Morris: He’s really alive in this. I’m struck now that whenever I read a sentence written by John le Carré, I hear his voice. His voice is so distinctive and powerful. I hope the movie preserves, in some small way, his character, how articulate and engaged he was.
Filmmaker: Even watching the film and knowing it’s the last interview, it’s hard to believe that this is a man reaching the end of his life. He’s so sharp, as you said.
Morris: I had no knowledge. People say that I certainly must have known that this would be the last interview. He was in great shape, until he wasn’t. I mean, it’s an old story about old people: he slipped, fell, had a mild concussion, developed pneumonia and was dead within a couple of days. Was he slightly frail in this interview? Yes. But he was 100% there [mentally].
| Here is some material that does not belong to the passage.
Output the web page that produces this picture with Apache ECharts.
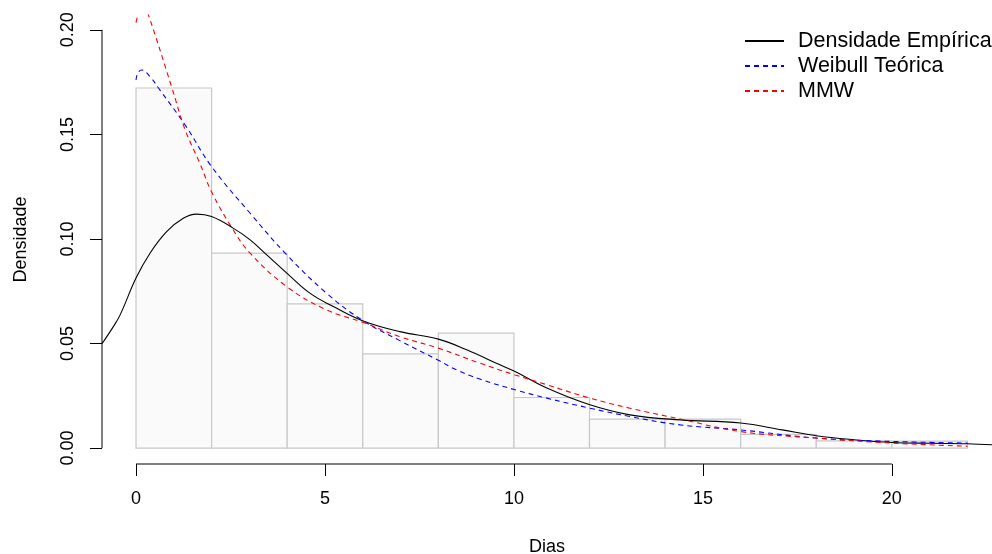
<!DOCTYPE html>
<html>
<head>
<meta charset="utf-8">
<script src="https://cdn.jsdelivr.net/npm/echarts@6/dist/echarts.min.js"></script>
<style>
  html, body { margin: 0; padding: 0; background: #fff; }
  #main { width: 992px; height: 554px; }
</style>
</head>
<body>
<div id="main"></div>
<script>
// histogram (density scale), bins of width 2
var binEdges = [0, 2, 4, 6, 8, 10, 12, 14, 16, 18, 20, 22];
var binHeights = [0.1722, 0.0932, 0.069, 0.0451, 0.055, 0.0242, 0.0139, 0.0139, 0.0066, 0.0035, 0.0033];

// empirical density (black)
var empX = [-0.9, -0.6, -0.42, 0, 0.37, 0.81, 1.25, 1.6, 2.0, 2.57, 3.02, 3.46, 3.99, 4.6, 5.22, 6.01, 6.98, 8.0, 8.75, 9.63, 10.03, 10.87, 12.01, 13.07, 14.4, 16.0, 17.1, 18.0, 19.0, 20.0, 21.0, 22.0, 22.65];
var empY = [0.0499, 0.0581, 0.0637, 0.0813, 0.0932, 0.1035, 0.1099, 0.1119, 0.1107, 0.1052, 0.0996, 0.0924, 0.0837, 0.0741, 0.0677, 0.0608, 0.0557, 0.0521, 0.047, 0.0398, 0.0366, 0.0287, 0.0207, 0.0159, 0.0135, 0.012, 0.0087, 0.0059, 0.004, 0.0027, 0.0023, 0.0021, 0.0016];

// weibull teorica (blue)
var weiX = [0, 0.05, 0.15, 0.37, 0.63, 1.3, 2.0, 3.02, 3.99, 5.04, 6.01, 6.98, 8.0, 8.48, 9.1, 10.03, 10.87, 12.01, 13.07, 14.4, 16.0, 18.0, 20.0, 22.0];
var weiY = [0.176, 0.1795, 0.1808, 0.1776, 0.1713, 0.1545, 0.1346, 0.1123, 0.0924, 0.0741, 0.0609, 0.0514, 0.042, 0.0374, 0.033, 0.0279, 0.0239, 0.0191, 0.0151, 0.0111, 0.0087, 0.0048, 0.0032, 0.0024];

// MMW (red)
var mmwX = [0, 0.1, 0.2, 0.33, 0.94, 1.3, 1.69, 2.0, 2.57, 3.02, 3.99, 5.04, 6.01, 6.98, 8.0, 9.1, 10.03, 10.87, 12.01, 13.07, 14.4, 16.0, 18.0, 20.0, 22.0];
var mmwY = [0.2035, 0.2095, 0.2115, 0.207, 0.1729, 0.1522, 0.1362, 0.1225, 0.1044, 0.0932, 0.0772, 0.0661, 0.0601, 0.0533, 0.0478, 0.0406, 0.035, 0.0303, 0.0239, 0.0191, 0.0139, 0.0079, 0.0048, 0.0024, 0.0009];

var xTicks = [0, 5, 10, 15, 20];
var yTicks = [0, 0.05, 0.1, 0.15, 0.2];
var xMin = -0.9, xMax = 22.65;
var yMin = -0.0076, yMax = 0.2071;

function pairs(xs, ys) {
    var out = [];
    for (var i = 0; i < xs.length; i++) out.push([xs[i], ys[i]]);
    return out;
}

var histData = [];
for (var i = 0; i < binHeights.length; i++) {
    histData.push([binEdges[i], binEdges[i + 1], binHeights[i]]);
}

var myChart = echarts.init(document.getElementById('main'));
var font = 'Liberation Sans, Arial, sans-serif';

var option = {
    animation: false,
    backgroundColor: '#fff',
    textStyle: { fontFamily: font },
    grid: { left: 102, right: 0, top: 15, bottom: 90, containLabel: false, outerBoundsMode: 'none' },
    legend: {
        orient: 'vertical',
        left: 739,
        top: 25,
        itemWidth: 39,
        itemHeight: 14,
        itemGap: 3,
        itemStyle: { opacity: 0 },
        data: ['Densidade Empírica', 'Weibull Teórica', 'MMW'],
        textStyle: { fontSize: 21.5, color: '#000', fontFamily: font, padding: [0, 0, 0, 9] }
    },
    xAxis: {
        type: 'value',
        min: xMin,
        max: xMax,
        name: 'Dias',
        nameLocation: 'middle',
        nameGap: 74,
        nameTextStyle: { fontSize: 18, color: '#000', fontFamily: font },
        axisLine: { show: false, onZero: false },
        splitLine: { show: false },
        axisTick: {
            show: true,
            customValues: xTicks,
            length: 12,
            lineStyle: { color: '#000', width: 1 }
        },
        axisLabel: {
            customValues: xTicks,
            fontSize: 18,
            color: '#000',
            margin: 26,
            fontFamily: font
        }
    },
    yAxis: {
        type: 'value',
        min: yMin,
        max: yMax,
        name: 'Densidade',
        nameLocation: 'middle',
        nameRotate: 90,
        nameGap: 72,
        nameTextStyle: { fontSize: 18, color: '#000', fontFamily: font },
        axisLine: { show: false, onZero: false },
        splitLine: { show: false },
        axisTick: {
            show: true,
            customValues: yTicks,
            length: 12,
            lineStyle: { color: '#000', width: 1 }
        },
        axisLabel: {
            customValues: yTicks,
            rotate: 90,
            fontSize: 18,
            color: '#000',
            margin: 25,
            fontFamily: font,
            formatter: function (v) { return v.toFixed(2); }
        }
    },
    series: [{
        name: 'hist',
        type: 'custom',
        z: 1,
        silent: true,
        data: histData,
        renderItem: function (params, api) {
            var p0 = api.coord([api.value(0), api.value(2)]);
            var p1 = api.coord([api.value(1), 0]);
            return {
                type: 'rect',
                shape: { x: p0[0], y: p0[1], width: p1[0] - p0[0], height: p1[1] - p0[1] },
                style: { fill: '#fafafa', stroke: '#c8c8c8', lineWidth: 1.2 }
            };
        }
    }, {
        name: 'Densidade Empírica',
        type: 'line',
        z: 3,
        smooth: 0.4,
        symbol: 'none',
        data: pairs(empX, empY),
        lineStyle: { color: '#000', width: 1.1 },
        itemStyle: { color: '#000' }
    }, {
        name: 'Weibull Teórica',
        type: 'line',
        z: 3,
        smooth: 0.4,
        symbol: 'none',
        data: pairs(weiX, weiY),
        lineStyle: { color: '#0000ff', width: 1.1, type: [5, 4] },
        itemStyle: { color: '#0000ff' }
    }, {
        name: 'MMW',
        type: 'line',
        z: 3,
        smooth: 0.4,
        symbol: 'none',
        data: pairs(mmwX, mmwY),
        lineStyle: { color: '#ff0000', width: 1.1, type: [5, 4] },
        itemStyle: { color: '#ff0000' }
    }, {
        // axis lines only span first..last tick, like base R
        name: 'xline',
        type: 'line',
        clip: false,
        silent: true,
        symbol: 'none',
        data: [[xTicks[0], yMin], [xTicks[xTicks.length - 1], yMin]],
        lineStyle: { color: '#000', width: 1 }
    }, {
        name: 'yline',
        type: 'line',
        clip: false,
        silent: true,
        symbol: 'none',
        data: [[xMin, yTicks[0]], [xMin, yTicks[yTicks.length - 1]]],
        lineStyle: { color: '#000', width: 1 }
    }]
};

myChart.setOption(option);
</script>
</body>
</html>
Filmmaker: Finally, as private aspects of his personal life come to light, do you hope your film challenges people to fixate on certain parts of his life and career as opposed to salacious gossip?
Morris: No, because people have a right to be fixated on whatever they want to be fixated on. [laughs] I certainly exercised that. But I hope the movie serves as an introduction to him, his writing and how persuasive and powerful a character he really was.